2)      perché la politica ha il compito di  dirimere una delle questioni più spinose poste sul tappetto che è quella della rappresentanza sindacale  ma più ancora del rapporto fra democrazia e movimento.

 

In queste righe mi vorrei soffermare sul secondo aspetto . E indiscutibile  che le differenze sindacali andrebbero verificate e compattate nell'unico "locus" possibile : nella base, tra i lavoratori.

Ma che vuol dire questo? Chi deve decidere? Con quali strumenti ? Che rapporto deve esserci fra le organizzazioni di movimento e la totalità dei lavoratori? E fra questi e la controparte?

Le organizzazioni dei lavoratori : i sindacati, sono organizzazioni di movimento, nate nella lotta , che attraverso  gli anni  sono riusciti a darsi delle organizzazioni stabili, conquistato il riconoscimento ufficiale dalla controparte ed ottenuto per legge dei  diritti fondamentali per tutti i lavoratori. Tuttavia, proprio per garantire la loro piena autonomia, non è stato mai regolato il loro rapporto di rappresentanza con la totalità dei lavoratori, né ,di conseguenza, il vincolo di coerenza degli stessi rispetto agli accordi sottoscritti.
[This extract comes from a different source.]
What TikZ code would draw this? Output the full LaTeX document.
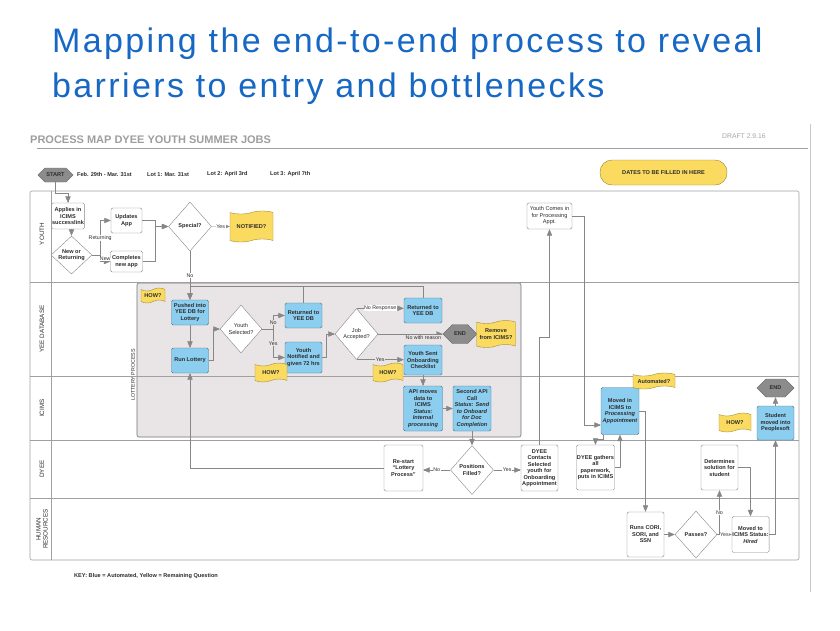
\documentclass[tikz,border=0pt]{standalone}
\usepackage{fontspec}
\setmainfont{Liberation Sans}
\newfontfamily\titlefont[LetterSpace=7]{Liberation Sans}
\usepackage{tikz}
\usetikzlibrary{shapes.geometric,shapes.symbols}
\usetikzlibrary{positioning}
\usepgflibrary{arrows}
\definecolor{titleblue}{RGB}{22,104,196}
\definecolor{lanegray}{RGB}{160,160,160}
\definecolor{linegray}{RGB}{135,135,135}
\definecolor{inkgray}{RGB}{45,45,45}
\definecolor{autoblue}{RGB}{140,206,240}
\definecolor{flagyellow}{RGB}{250,218,95}
\definecolor{endgray}{RGB}{140,140,140}
\definecolor{lotfill}{RGB}{233,229,231}
\newcommand{\bxfont}{\fontsize{5.6}{6.5}\selectfont\bfseries}
\newcommand{\bxfontreg}{\fontsize{5.6}{6.5}\selectfont}
\newcommand{\lblfont}{\fontsize{5.3}{6}\selectfont}

\begin{document}
\begin{tikzpicture}[x=1pt,y=-1pt]
	\tikzset{>=triangle 45}
	\tikzset{
		box/.style={draw=linegray, rounded corners=1.5pt, fill=white, text=inkgray, align=center, inner sep=0.5pt, font=\bxfont, minimum width=37pt, minimum height=25pt},
		autobox/.style={box, fill=autoblue, draw=autoblue!55!black},
		decision/.style={diamond, draw=linegray, fill=white, text=inkgray, align=center, inner sep=0pt, font=\bxfont, minimum width=43pt, minimum height=49pt},
		flag/.style={tape, tape bend height=3pt, draw=flagyellow!65!black, fill=flagyellow, text=inkgray, align=center, inner sep=0.5pt, font=\bxfont},
		term/.style={signal, signal to=east and west, draw=endgray!80!black, fill=endgray, text=inkgray, font=\bxfont, inner sep=0.5pt, minimum height=19pt},
		flowline/.style={draw=linegray, line width=0.45pt},
		flow/.style={flowline, ->},
		lbl/.style={font=\lblfont, text=inkgray, fill=white, inner sep=0.5pt},
		lotlbl/.style={lbl, fill=lotfill},
		lane/.style={draw=lanegray, line width=0.6pt},
		laneLbl/.style={font=\fontsize{6.3}{7}\selectfont, text=inkgray, rotate=90, align=center},
		titleText/.style={anchor=base west, inner sep=0pt, font=\titlefont\fontsize{34}{40}\selectfont, text=titleblue},
	}
	\path[use as bounding box, fill=white] (0,0) rectangle (840,630);

	% Title of the slide
	\node[titleText] (title1) at (52,52) {Mapping the end-to-end process to reveal};
	\node[titleText] (title2) at (52,97) {barriers to entry and bottlenecks};

	% Header of the process map
	\node[anchor=base west, inner sep=0pt, font=\fontsize{11}{12}\selectfont\bfseries, text=black!38] (mapTitle) at (30,143) {PROCESS MAP DYEE YOUTH SUMMER JOBS};
	\node[anchor=base west, inner sep=0pt, font=\fontsize{6.8}{8}\selectfont, text=black!35] (draft) at (722,138.5) {DRAFT 2.9.16};
	\draw[lane] (37,148) -- (808,148);
	\draw[black!22] (810,124) -- (810,592);

	% Start and the dates of the lots
	\node[term, minimum width=35pt, minimum height=14pt] (start) at (55.5,175) {START};
	\foreach \txt/\x [count=\i] in {Feb. 29th - Mar. 31st/77, Lot 1: Mar. 31st/147, Lot 2: April 3rd/207, Lot 3: April 7th/270}
		\node[anchor=west, inner sep=0pt, font=\bxfont, text=inkgray] (date\i) at (\x,174.5) {\txt};
	\node[draw=flagyellow!60!black, fill=flagyellow, rounded corners=12pt, minimum width=127pt, minimum height=25pt, font=\bxfont, text=inkgray] (datesTbd) at (663.5,172.5) {DATES TO BE FILLED IN HERE};

	% Frame of the lottery process
	\draw[fill=lotfill, draw=black!55, line width=0.6pt, rounded corners=2pt] (137,283) rectangle (521,437);
	\node[rotate=90, font=\lblfont, text=inkgray] (lotLabel) at (133,375) {LOTTERY PROCESS};

	% Swim lanes
	\draw[lane, rounded corners=2pt] (30,191) rectangle (799,560);
	\draw[lane] (51,191) -- (51,560);
	\foreach \y in {282,376,440,498}
		\draw[lane] (30,\y) -- (799,\y);
	\foreach \laneName/\y [count=\i] in {YOUTH/234, YEE DATABASE/329, ICIMS/408, DYEE/469, {HUMAN\\RESOURCES}/529}
		\node[laneLbl] (lane\i) at (42,\y) {\laneName};

	% Youth lane
	\node[box, minimum width=32pt, minimum height=26pt] (apply) at (68,216) {Applies in\\ICIMS\\successlink};
	\node[decision, minimum width=41pt, minimum height=34pt] (newRet) at (71.5,255) {New or\\Returning};
	\node[box, minimum width=31pt, minimum height=25pt] (update) at (126.5,220.5) {Updates\\App};
	\node[box, minimum width=32pt, minimum height=21pt] (complete) at (126.5,261.5) {Completes\\new app};
	\node[decision] (special) at (190,226.5) {Special?};
	\node[flag, minimum width=43pt, minimum height=31pt] (notified) at (251.5,226.5) {NOTIFIED?};
	\node[box, font=\fontsize{5.6}{6.5}\selectfont, minimum width=45pt, minimum height=26pt] (comesIn) at (549.5,216) {Youth Comes in\\for Processing\\Appt.};

	% YEE database lane
	\node[flag, minimum width=24pt, minimum height=15pt] (how1) at (153,295.5) {HOW?};
	\node[autobox] (pushed) at (190,312.5) {Pushed into\\YEE DB for\\Lottery};
	\node[autobox] (runLottery) at (190,360.5) {Run Lottery};
	\node[decision, font=\bxfontreg, minimum width=42pt, minimum height=48pt] (selected) at (241,329) {Youth\\Selected?};
	\node[autobox] (returned1) at (303.5,315.5) {Returned to\\YEE DB};
	\node[autobox, minimum height=31pt] (notify72) at (303.5,357.5) {Youth\\Notified and\\given 72 hrs};
	\node[flag, minimum width=32pt, minimum height=19pt] (how2) at (271,372.5) {HOW?};
	\node[decision, font=\bxfontreg, minimum height=51pt] (accepted) at (356.5,334) {Job\\Accepted?};
	\node[autobox, minimum width=38pt] (returned2) at (423,310.5) {Returned to\\YEE DB};
	\node[term, minimum width=34pt] (end1) at (460,334) {END};
	\node[flag, minimum width=39pt, minimum height=27pt] (remove) at (496,334) {Remove\\from ICIMS?};
	\node[autobox, minimum width=38pt, minimum height=30pt] (sent) at (423,360) {Youth Sent\\Onboarding\\Checklist};
	\node[flag, minimum width=30pt, minimum height=19pt] (how3) at (388,372.5) {HOW?};

	% ICIMS lane
	\node[autobox, minimum width=39pt, minimum height=45pt] (apiMove) at (423,408.5) {API moves\\data to\\ICIMS\\\textit{Status:}\\\textit{Internal}\\\textit{processing}};
	\node[autobox, minimum width=38pt, minimum height=45pt] (apiSecond) at (472,408.5) {Second API\\Call\\\textit{Status: Send}\\\textit{to Onboard}\\\textit{for Doc}\\\textit{Completion}};
	\node[autobox, minimum width=38pt, minimum height=47pt] (movedIn) at (620,411) {Moved in\\ICIMS to\\\textit{Processing}\\\textit{Appointment}};
	\node[flag, minimum width=42pt, minimum height=16pt] (automated) at (654,381) {Automated?};
	\node[autobox, minimum height=34pt] (student) at (775.5,423) {Student\\moved into\\Peoplesoft};
	\node[term, minimum width=37pt, minimum height=18pt] (end2) at (775.5,388) {END};
	\node[flag, minimum width=32pt, minimum height=19pt] (how4) at (735,422.5) {HOW?};

	% DYEE lane
	\node[box, minimum width=39pt, minimum height=46pt] (restart) at (403.5,468) {Re-start\\“Lottery\\Process”};
	\node[decision] (filled) at (472,470) {Positions\\Filled?};
	\node[box, minimum height=46pt] (contact) at (539.5,468) {DYEE\\Contacts\\Selected\\youth for\\Onboarding\\Appointment};
	\node[box, minimum height=45pt] (gather) at (595.5,467.5) {DYEE gathers\\all\\paperwork,\\puts in ICIMS};
	\node[box, minimum height=45pt] (determine) at (719.5,467.5) {Determines\\solution for\\student};

	% Human resources lane
	\node[box, minimum height=45pt] (cori) at (645.5,534.5) {Runs CORI,\\SORI, and\\SSN};
	\node[decision, minimum width=42pt, minimum height=47pt] (passes) at (696,534.5) {Passes?};
	\node[box, minimum height=36pt] (hired) at (750.5,534.5) {Moved to\\ICIMS Status:\\\textit{Hired}};

	\node[anchor=west, inner sep=0pt, font=\fontsize{5.6}{6.5}\selectfont\bfseries, text=inkgray] (key) at (74,576) {KEY: Blue = Automated, Yellow = Remaining Question};

	% Connectors of the youth lane
	\draw[flow] (start.south) |- ([yshift=10pt]apply.north) -- (apply.north);
	\draw[flow] (newRet.north |- apply.south) -- (newRet.north);
	\draw[flow] (newRet.east) -- ++(8,0) |- (update.west) node[lbl, pos=0.25] {Returning};
	\draw[flow] (newRet.east) -- ++(8,0) |- (complete.west) node[lbl, pos=0.75, above=0pt] {New};
	\draw[flow] (update.east) -- ++(13,0) |- (special.west);
	\draw[flow] (complete.east) -- ++(13,0) |- (special.west);
	\draw[flow] (special) -- (notified) node[lbl, midway] {Yes};
	\draw[flow] (special) -- (pushed) node[lbl, midway] {No};
	\draw[flow] (contact.north) -- ++(0,-108) -| (comesIn.south);
	\draw[flow] (comesIn.east) -- ++(12,0) |- ([yshift=-14pt]movedIn.west);

	% Connectors of the lottery
	\draw[flow] (returned1.north) |- ([yshift=14pt]pushed.north) -- (pushed.north);
	\draw[flowline] (returned2.north) |- ([yshift=14pt]pushed.north);
	\draw[flow] (pushed) -- (runLottery);
	\draw[flow] (runLottery.east) -- ++(5,0) |- (selected.west);
	\draw[flow] (selected.east) -- ++(11,0) |- (returned1.west) node[lotlbl, pos=0.25] {No};
	\draw[flow] (selected.east) -- ++(11,0) |- (notify72.west) node[lotlbl, pos=0.25] {Yes};
	\draw[flow] (notify72.east) -- ++(4,0) |- (accepted.west);
	\draw[flow] (accepted.north) -- (accepted.north -| returned2.west) node[lbl, midway] {No Response};
	\draw[flow] (accepted.east) -- (accepted.east -| end1.west) node[lotlbl, pos=0.7, below=0.5pt] {No with reason};
	\draw[flow] (accepted.south) -- (accepted.south -| sent.west) node[lotlbl, midway] {Yes};
	\draw[flow] (sent) -- (apiMove);
	\draw[flow] (apiMove) -- (apiSecond);
	\draw[flow] (apiSecond) -- (filled);
	\draw[flow] (filled.west) -- (filled.west -| restart.east) node[lbl, midway] {No};
	\draw[flow] (filled.east) -- (filled.east -| contact.west) node[lbl, midway] {Yes};
	\draw[flow] (restart.west) -| (runLottery.south);

	% Connectors of the onboarding
	\draw[flow] ([xshift=2pt]movedIn.south west) -- ++(0,5) -| (gather.north);
	\draw[flow] (gather.east) -| (movedIn.south);
	\draw[flow] (movedIn.east) -| (cori.north);
	\draw[flow] (cori) -- (passes);
	\draw[flow] (passes) -- (hired) node[lbl, midway] {Yes};
	\draw[flow] (passes.east) -| (determine.south) node[lbl, pos=0.75] {No};
	\draw[flow] (determine.east) -| (hired.north);
	\draw[flow] (hired.east) -| (student.south);
	\draw[flow] (student) -- (end2);
\end{tikzpicture}
\end{document}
Questa regolamentazione chiama in causa il rapporto fra democrazia e movimento. I movimenti  nascono con operazioni di rottura rispetto all'organizzazione del quotidiano e coinvolgono con strumenti di democrazia diretta i partecipanti al movimento stesso. Questo ritiene , a ragione , di rappresentare gli interessi globali di tutta la categoria  e pertanto si ritiene autorizzato a lottare per tutti e fare in modo che le sue conquiste siano patrimonio comune. Il massimo di verifica  delle scelte avviene all'interno del movimento  con forme di democrazia diretta: asemblee , consultazioni aperte anche ai non iscritti .  Ma possono questi strumenti essere considerati sufficienti quando i movimenti si sono ormai consolidati nella storia come organizzazioni. E' come dire  che le votazioni politiche  dovrebbero essere  organizzate dai partiti politici  che verificano il consenso alle loro proposte fra gli iscrittti e i simpatizzanti. Che fine faranno le opinioni di tutto coloro che non partecipano attivamente alle consultazioni politiche? E' già un problema nelle attuali  democrazie il fenomeno dell'astensionismo e della disaffezione al voto, figuriamoci in una situazione dove  la votazione richiede un atto di volontà partecipativa. La questione della rappresentanza sindacale e del vincolo per tutti i lavoratori degli accordi sottoscritti va normata dalla politica per dare regole certe a tutti i soggetti del luogo di lavoro.: lavoratori , rappresentanti sindacali, imprese.Può essere il referendum lo strumento più idoneo? Quale deve essere  il ruolo delle assemblee? Quale caratteristiche deve avere la clausola di tregua dopo la sottoscrizione degli accordi? Quali i suoi limiti?

Su questo terreno impervio  si può tentare di contribuire al  ripristino dell'unità sindacale  non come precondizione ma come risultato di un metodo di gestione della rappresentatività.